• **Collected data**
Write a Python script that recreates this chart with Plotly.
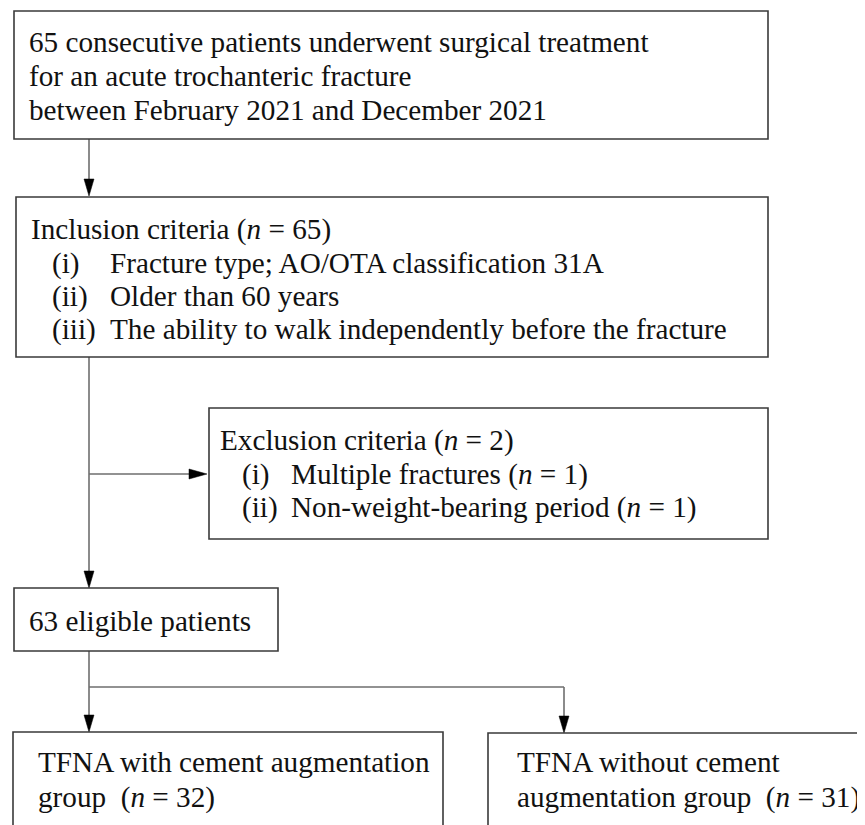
import plotly.graph_objects as go

# ---- content (data) ----
box1_lines = [
    "65 consecutive patients underwent surgical treatment",
    "for an acute trochanteric fracture",
    "between February 2021 and December 2021",
]
n_total = 65
inclusion_labels = ["(i)", "(ii)", "(iii)"]
inclusion_items = [
    "Fracture type; AO/OTA classification 31A",
    "Older than 60 years",
    "The ability to walk independently before the fracture",
]
n_excluded = 2
exclusion_labels = ["(i)", "(ii)"]
exclusion_items = ["Multiple fractures", "Non-weight-bearing period"]
exclusion_counts = [1, 1]
n_eligible = 63
group_names = [["TFNA with cement augmentation", "group"],
               ["TFNA without cement", "augmentation group"]]
group_counts = [32, 31]

W, H = 865, 825
PAGE_OFFSET = 8  # default body margin of the html page
FONT = dict(family="Liberation Serif", size=29.2, color="#111111")
BOX_COLOR = "#3a3a3a"
LINE_COLOR = "#6e6e6e"

fig = go.Figure()
shapes = []
annotations = []


def box(x0, y0, x1, y1):
    shapes.append(dict(type="rect", x0=x0, y0=y0, x1=x1, y1=y1, xref="x", yref="y",
                       line=dict(color=BOX_COLOR, width=1.6), fillcolor="white", layer="above"))


def line(x0, y0, x1, y1):
    shapes.append(dict(type="line", x0=x0, y0=y0, x1=x1, y1=y1, xref="x", yref="y",
                       line=dict(color=LINE_COLOR, width=1.6), layer="below"))


def head_down(x, y):
    shapes.append(dict(type="path", path=f"M {x-5},{y-17} L {x+5},{y-17} L {x},{y} Z",
                       fillcolor="black", line=dict(color="black", width=0.5), xref="x", yref="y"))


def head_right(x, y):
    shapes.append(dict(type="path", path=f"M {x-18},{y-5} L {x-18},{y+5} L {x},{y} Z",
                       fillcolor="black", line=dict(color="black", width=0.5), xref="x", yref="y"))


def text(x, y, s):
    annotations.append(dict(x=x, y=y, xref="x", yref="y", text=s, showarrow=False,
                            xanchor="left", yanchor="middle", font=FONT))


# Box 1
box(14, 11, 768, 139)
for i, s in enumerate(box1_lines):
    text(27, 42 + i * 34, s)

# arrow box1 -> box2
line(89, 139, 89, 190)
head_down(89, 196)

# Box 2 (inclusion)
box(16, 197, 768, 357)
text(29, 229, f"Inclusion criteria (<i>n</i> = {n_total})")
for i, (lab, it) in enumerate(zip(inclusion_labels, inclusion_items)):
    text(50, 263 + i * 33, lab)
    text(108, 263 + i * 33, it)

# line down with branch to exclusion
line(89, 357, 89, 582)
head_down(89, 588)
line(89, 474, 200, 474)
head_right(207, 474)

# Exclusion box
box(209, 408, 768, 539)
text(218, 440, f"Exclusion criteria (<i>n</i> = {n_excluded})")
for i, (lab, it, c) in enumerate(zip(exclusion_labels, exclusion_items, exclusion_counts)):
    text(240, 474 + i * 33, lab)
    text(289, 474 + i * 33, f"{it} (<i>n</i> = {c})")

# Eligible box
box(14, 588, 278, 651)
text(27, 621, f"{n_eligible} eligible patients")

# split
line(89, 651, 89, 726)
line(89, 687, 564, 687)
line(564, 687, 564, 726)
head_down(89, 732)
head_down(564, 733)

# Group boxes
box(13, 732, 443, 840)
box(488, 733, 880, 840)
text(36, 762, group_names[0][0])
text(36, 797, f"{group_names[0][1]}  (<i>n</i> = {group_counts[0]})")
text(515, 762, group_names[1][0])
text(515, 797, f"{group_names[1][1]}  (<i>n</i> = {group_counts[1]})")

fig.update_layout(
    width=W, height=H, margin=dict(l=0, r=0, t=0, b=0),
    paper_bgcolor="white", plot_bgcolor="white",
    xaxis=dict(range=[PAGE_OFFSET, W + PAGE_OFFSET], visible=False, fixedrange=True),
    yaxis=dict(range=[H + PAGE_OFFSET, PAGE_OFFSET], visible=False, fixedrange=True),
    shapes=shapes, annotations=annotations, showlegend=False,
)
fig.write_html("out.html")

• **Requirements**
Set down the material above as is, without any pictures.

• **Answer to the exercise**
Write a Python script that recreates this chart with Plotly.
import plotly.graph_objects as go

# ---- content (data) ----
box1_lines = [
    "65 consecutive patients underwent surgical treatment",
    "for an acute trochanteric fracture",
    "between February 2021 and December 2021",
]
n_total = 65
inclusion_labels = ["(i)", "(ii)", "(iii)"]
inclusion_items = [
    "Fracture type; AO/OTA classification 31A",
    "Older than 60 years",
    "The ability to walk independently before the fracture",
]
n_excluded = 2
exclusion_labels = ["(i)", "(ii)"]
exclusion_items = ["Multiple fractures", "Non-weight-bearing period"]
exclusion_counts = [1, 1]
n_eligible = 63
group_names = [["TFNA with cement augmentation", "group"],
               ["TFNA without cement", "augmentation group"]]
group_counts = [32, 31]

W, H = 865, 825
PAGE_OFFSET = 8  # default body margin of the html page
FONT = dict(family="Liberation Serif", size=29.2, color="#111111")
BOX_COLOR = "#3a3a3a"
LINE_COLOR = "#6e6e6e"

fig = go.Figure()
shapes = []
annotations = []


def box(x0, y0, x1, y1):
    shapes.append(dict(type="rect", x0=x0, y0=y0, x1=x1, y1=y1, xref="x", yref="y",
                       line=dict(color=BOX_COLOR, width=1.6), fillcolor="white", layer="above"))


def line(x0, y0, x1, y1):
    shapes.append(dict(type="line", x0=x0, y0=y0, x1=x1, y1=y1, xref="x", yref="y",
                       line=dict(color=LINE_COLOR, width=1.6), layer="below"))


def head_down(x, y):
    shapes.append(dict(type="path", path=f"M {x-5},{y-17} L {x+5},{y-17} L {x},{y} Z",
                       fillcolor="black", line=dict(color="black", width=0.5), xref="x", yref="y"))


def head_right(x, y):
    shapes.append(dict(type="path", path=f"M {x-18},{y-5} L {x-18},{y+5} L {x},{y} Z",
                       fillcolor="black", line=dict(color="black", width=0.5), xref="x", yref="y"))


def text(x, y, s):
    annotations.append(dict(x=x, y=y, xref="x", yref="y", text=s, showarrow=False,
                            xanchor="left", yanchor="middle", font=FONT))


# Box 1
box(14, 11, 768, 139)
for i, s in enumerate(box1_lines):
    text(27, 42 + i * 34, s)

# arrow box1 -> box2
line(89, 139, 89, 190)
head_down(89, 196)

# Box 2 (inclusion)
box(16, 197, 768, 357)
text(29, 229, f"Inclusion criteria (<i>n</i> = {n_total})")
for i, (lab, it) in enumerate(zip(inclusion_labels, inclusion_items)):
    text(50, 263 + i * 33, lab)
    text(108, 263 + i * 33, it)

# line down with branch to exclusion
line(89, 357, 89, 582)
head_down(89, 588)
line(89, 474, 200, 474)
head_right(207, 474)

# Exclusion box
box(209, 408, 768, 539)
text(218, 440, f"Exclusion criteria (<i>n</i> = {n_excluded})")
for i, (lab, it, c) in enumerate(zip(exclusion_labels, exclusion_items, exclusion_counts)):
    text(240, 474 + i * 33, lab)
    text(289, 474 + i * 33, f"{it} (<i>n</i> = {c})")

# Eligible box
box(14, 588, 278, 651)
text(27, 621, f"{n_eligible} eligible patients")

# split
line(89, 651, 89, 726)
line(89, 687, 564, 687)
line(564, 687, 564, 726)
head_down(89, 732)
head_down(564, 733)

# Group boxes
box(13, 732, 443, 840)
box(488, 733, 880, 840)
text(36, 762, group_names[0][0])
text(36, 797, f"{group_names[0][1]}  (<i>n</i> = {group_counts[0]})")
text(515, 762, group_names[1][0])
text(515, 797, f"{group_names[1][1]}  (<i>n</i> = {group_counts[1]})")

fig.update_layout(
    width=W, height=H, margin=dict(l=0, r=0, t=0, b=0),
    paper_bgcolor="white", plot_bgcolor="white",
    xaxis=dict(range=[PAGE_OFFSET, W + PAGE_OFFSET], visible=False, fixedrange=True),
    yaxis=dict(range=[H + PAGE_OFFSET, PAGE_OFFSET], visible=False, fixedrange=True),
    shapes=shapes, annotations=annotations, showlegend=False,
)
fig.write_html("out.html")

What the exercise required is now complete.